* **Required work**: Copy out the listing that follows exactly, dropping every picture.

* **Dataset extract**:
--*--

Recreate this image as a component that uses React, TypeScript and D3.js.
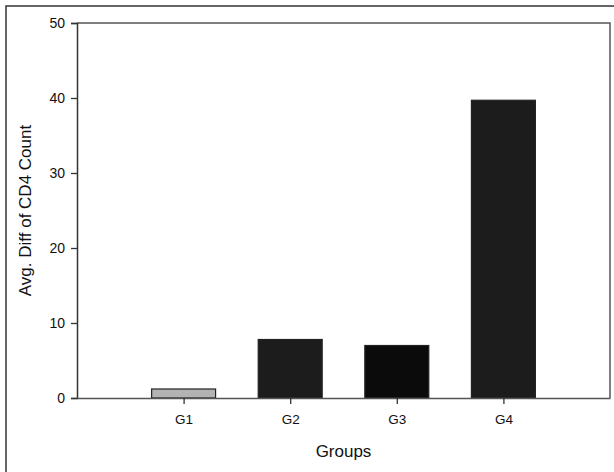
import React, { useRef, useEffect } from 'react';
import * as d3 from 'd3';

const groups = ['G1', 'G2', 'G3', 'G4'];
const values = [1.2, 7.8, 7.0, 39.7];
const barColors = ['#b3b3b3', '#1c1c1c', '#0b0b0b', '#1c1c1c'];
const yTicks = [0, 10, 20, 30, 40, 50];

const W = 614;
const H = 472;

const App: React.FC = () => {
  const ref = useRef<SVGSVGElement | null>(null);

  useEffect(() => {
    if (!ref.current) return;
    const svg = d3.select(ref.current);
    svg.selectAll('*').remove();

    const left = 77;
    const right = 610;
    const top = 23;
    const bottom = 398;
    const font = '"Liberation Sans", Arial, sans-serif';

    // outer frame of the figure
    svg.append('rect')
      .attr('x', 6).attr('y', 6)
      .attr('width', W + 20).attr('height', H + 20)
      .attr('fill', '#fff')
      .attr('stroke', '#333')
      .attr('stroke-width', 1.5);

    // categories sit at 1..4 on a 0..5 linear scale
    const x = d3.scaleLinear().domain([0, groups.length + 1]).range([left, right]);
    const y = d3.scaleLinear().domain([0, 50]).range([bottom, top]);
    const step = x(1) - x(0);
    const barW = step * 0.6;

    // bars
    svg.append('g')
      .selectAll('rect')
      .data(values)
      .enter()
      .append('rect')
      .attr('x', (_, i) => x(i + 1) - barW / 2)
      .attr('y', d => y(d))
      .attr('width', barW)
      .attr('height', d => y(0) - y(d))
      .attr('fill', (_, i) => barColors[i])
      .attr('stroke', '#222')
      .attr('stroke-width', 1.2);

    // top and right frame
    svg.append('path')
      .attr('d', `M${left},${top}H${right}V${bottom}`)
      .attr('fill', 'none')
      .attr('stroke', '#555')
      .attr('stroke-width', 1.5);

    // y axis
    const yAxis = svg.append('g')
      .attr('transform', `translate(${left},0)`)
      .call(d3.axisLeft(y).tickValues(yTicks).tickSize(6).tickPadding(6).tickFormat(d3.format('d')));
    yAxis.select('.domain').attr('stroke', '#333').attr('stroke-width', 1.5);
    yAxis.selectAll('line').attr('stroke', '#333').attr('stroke-width', 1.3);
    yAxis.selectAll('text')
      .attr('font-family', font)
      .attr('font-size', 14)
      .attr('fill', '#111');

    // x axis
    const xAxis = svg.append('g')
      .attr('transform', `translate(0,${bottom})`)
      .call(d3.axisBottom(x)
        .tickValues(groups.map((_, i) => i + 1))
        .tickSize(6)
        .tickSizeOuter(0)
        .tickPadding(10)
        .tickFormat(d => groups[(d as number) - 1]));
    xAxis.select('.domain').attr('stroke', '#555').attr('stroke-width', 1.5);
    xAxis.selectAll('line').attr('stroke', '#333').attr('stroke-width', 1.3);
    xAxis.selectAll('text')
      .attr('font-family', font)
      .attr('font-size', 13.5)
      .attr('fill', '#111');

    // axis titles
    svg.append('text')
      .attr('x', (left + right) / 2)
      .attr('y', 457)
      .attr('text-anchor', 'middle')
      .attr('font-family', font)
      .attr('font-size', 17)
      .attr('fill', '#111')
      .text('Groups');

    svg.append('text')
      .attr('transform', `translate(31,${(top + bottom) / 2}) rotate(-90)`)
      .attr('text-anchor', 'middle')
      .attr('font-family', font)
      .attr('font-size', 17)
      .attr('fill', '#111')
      .text('Avg. Diff of CD4 Count');
  }, []);

  return (
    <svg
      ref={ref}
      width={W}
      height={H}
      style={{ position: 'absolute', left: 0, top: 0, background: '#fff' }}
    />
  );
};

export default App;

--*--

* **Expected output**:
Recreate this image as a component that uses React, TypeScript and D3.js.
import React, { useRef, useEffect } from 'react';
import * as d3 from 'd3';

const groups = ['G1', 'G2', 'G3', 'G4'];
const values = [1.2, 7.8, 7.0, 39.7];
const barColors = ['#b3b3b3', '#1c1c1c', '#0b0b0b', '#1c1c1c'];
const yTicks = [0, 10, 20, 30, 40, 50];

const W = 614;
const H = 472;

const App: React.FC = () => {
  const ref = useRef<SVGSVGElement | null>(null);

  useEffect(() => {
    if (!ref.current) return;
    const svg = d3.select(ref.current);
    svg.selectAll('*').remove();

    const left = 77;
    const right = 610;
    const top = 23;
    const bottom = 398;
    const font = '"Liberation Sans", Arial, sans-serif';

    // outer frame of the figure
    svg.append('rect')
      .attr('x', 6).attr('y', 6)
      .attr('width', W + 20).attr('height', H + 20)
      .attr('fill', '#fff')
      .attr('stroke', '#333')
      .attr('stroke-width', 1.5);

    // categories sit at 1..4 on a 0..5 linear scale
    const x = d3.scaleLinear().domain([0, groups.length + 1]).range([left, right]);
    const y = d3.scaleLinear().domain([0, 50]).range([bottom, top]);
    const step = x(1) - x(0);
    const barW = step * 0.6;

    // bars
    svg.append('g')
      .selectAll('rect')
      .data(values)
      .enter()
      .append('rect')
      .attr('x', (_, i) => x(i + 1) - barW / 2)
      .attr('y', d => y(d))
      .attr('width', barW)
      .attr('height', d => y(0) - y(d))
      .attr('fill', (_, i) => barColors[i])
      .attr('stroke', '#222')
      .attr('stroke-width', 1.2);

    // top and right frame
    svg.append('path')
      .attr('d', `M${left},${top}H${right}V${bottom}`)
      .attr('fill', 'none')
      .attr('stroke', '#555')
      .attr('stroke-width', 1.5);

    // y axis
    const yAxis = svg.append('g')
      .attr('transform', `translate(${left},0)`)
      .call(d3.axisLeft(y).tickValues(yTicks).tickSize(6).tickPadding(6).tickFormat(d3.format('d')));
    yAxis.select('.domain').attr('stroke', '#333').attr('stroke-width', 1.5);
    yAxis.selectAll('line').attr('stroke', '#333').attr('stroke-width', 1.3);
    yAxis.selectAll('text')
      .attr('font-family', font)
      .attr('font-size', 14)
      .attr('fill', '#111');

    // x axis
    const xAxis = svg.append('g')
      .attr('transform', `translate(0,${bottom})`)
      .call(d3.axisBottom(x)
        .tickValues(groups.map((_, i) => i + 1))
        .tickSize(6)
        .tickSizeOuter(0)
        .tickPadding(10)
        .tickFormat(d => groups[(d as number) - 1]));
    xAxis.select('.domain').attr('stroke', '#555').attr('stroke-width', 1.5);
    xAxis.selectAll('line').attr('stroke', '#333').attr('stroke-width', 1.3);
    xAxis.selectAll('text')
      .attr('font-family', font)
      .attr('font-size', 13.5)
      .attr('fill', '#111');

    // axis titles
    svg.append('text')
      .attr('x', (left + right) / 2)
      .attr('y', 457)
      .attr('text-anchor', 'middle')
      .attr('font-family', font)
      .attr('font-size', 17)
      .attr('fill', '#111')
      .text('Groups');

    svg.append('text')
      .attr('transform', `translate(31,${(top + bottom) / 2}) rotate(-90)`)
      .attr('text-anchor', 'middle')
      .attr('font-family', font)
      .attr('font-size', 17)
      .attr('fill', '#111')
      .text('Avg. Diff of CD4 Count');
  }, []);

  return (
    <svg
      ref={ref}
      width={W}
      height={H}
      style={{ position: 'absolute', left: 0, top: 0, background: '#fff' }}
    />
  );
};

export default App;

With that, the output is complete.